Neben der schlechten Bezahlung der Pflegekräfte mit durchschnittlich 2000 bis 2500 Euro brutto ist auch die immer noch schulgeldpflichtige Ausbildung ein Problem, das den dringend notwendigen Nachwuchs davon abhält, einen Pflegeberuf zu ergreifen.
In diesem Punkt konnte Hermann Imhof ein optimistisches Signal setzen. Noch während des Jahres 2012 würden die Weichen in Richtung einer „generalisierten“ und für die SchülerInnen kostenfreien Ausbildung gestellt. Daran würden der Freistaat Bayern und weitere Bundesländer arbeiten.
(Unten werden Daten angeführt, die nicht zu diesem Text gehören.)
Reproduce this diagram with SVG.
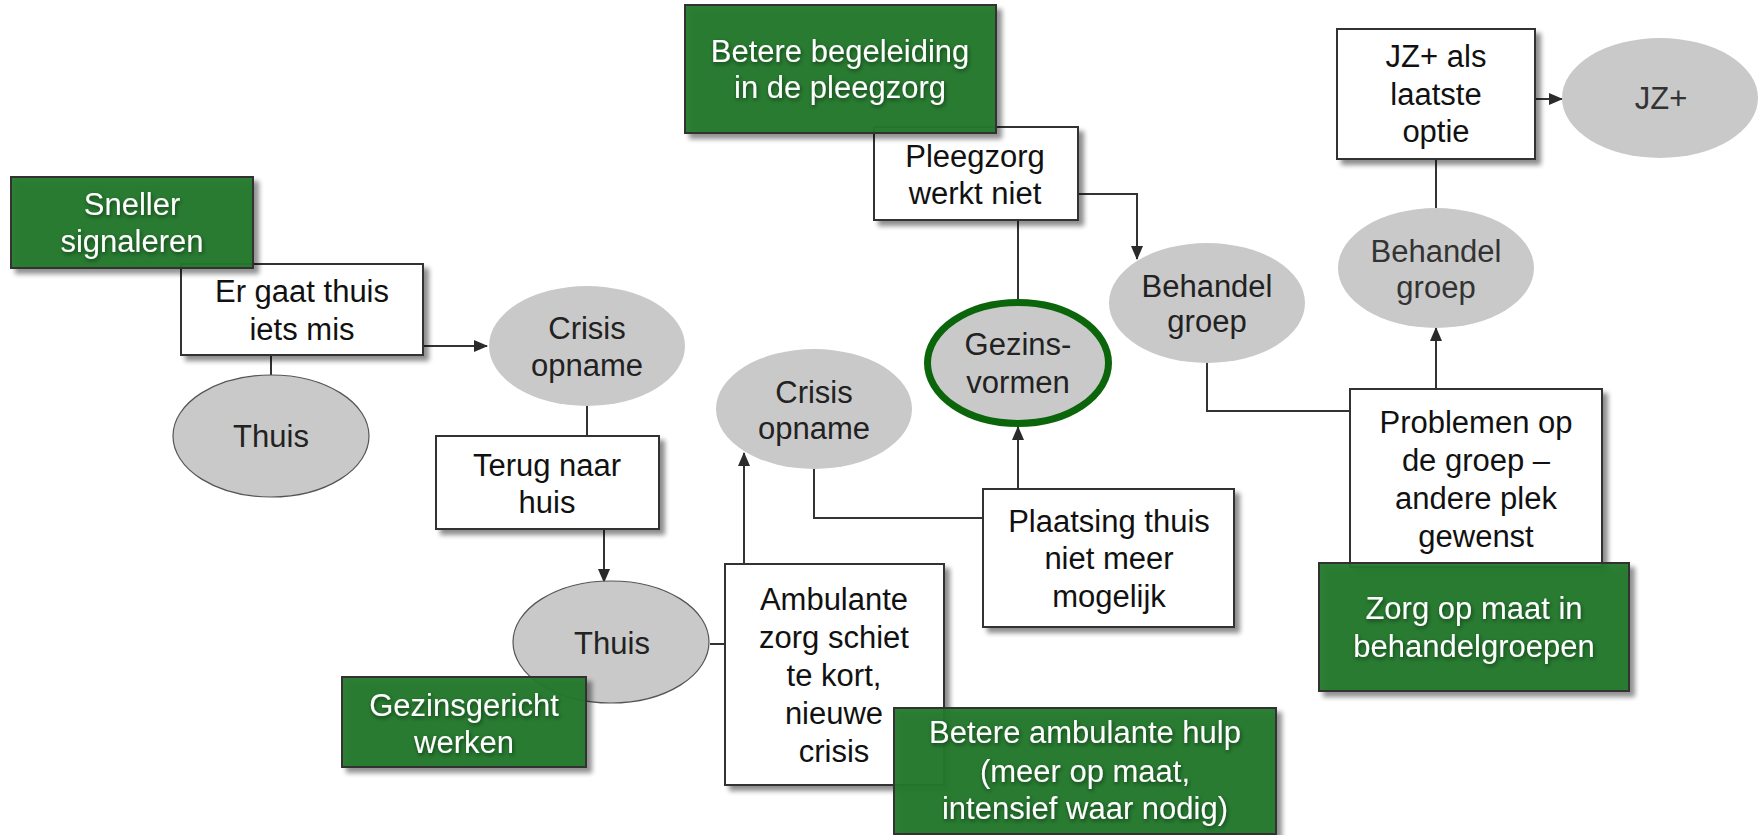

Doch was die dringend notwendige Neudefinition des Pflegebedürftigkeitsbegriffs angeht, sieht Imhof „frühestens 2014“ ein Ergebnis inklusive gesetzlicher Umsetzung. Dennoch machte er den Protestierenden Mut: „Es ist wichtig, dass sie ein Zeichen setzen. Nur dann bewegen wir uns.“ Und Meyer versicherte, dass die Vorschläge der Verbände und ihrer Träger zum Bürokratieabbau im kommenden Pflegereformgesetz berücksichtigt würden.
Ob dieser Optimismus berechtigt ist, werden die nächsten beiden Jahre zeigen. Für die Zwischenzeit riet Imhof zu weiterem „zivilen Ungehorsam“: „Sie müssen alle Aktionsträger mit diesen Problemen konfrontieren. Dann bin ich zuversichtlich, dass die Stagnation im Pflegebereich ein Ende findet.“ Dabei will der Abgeordnete sogar mitmachen. Wenn man ihn rechtzeitig informiere, sei er bei der nächsten Demonstration in Berlin dabei.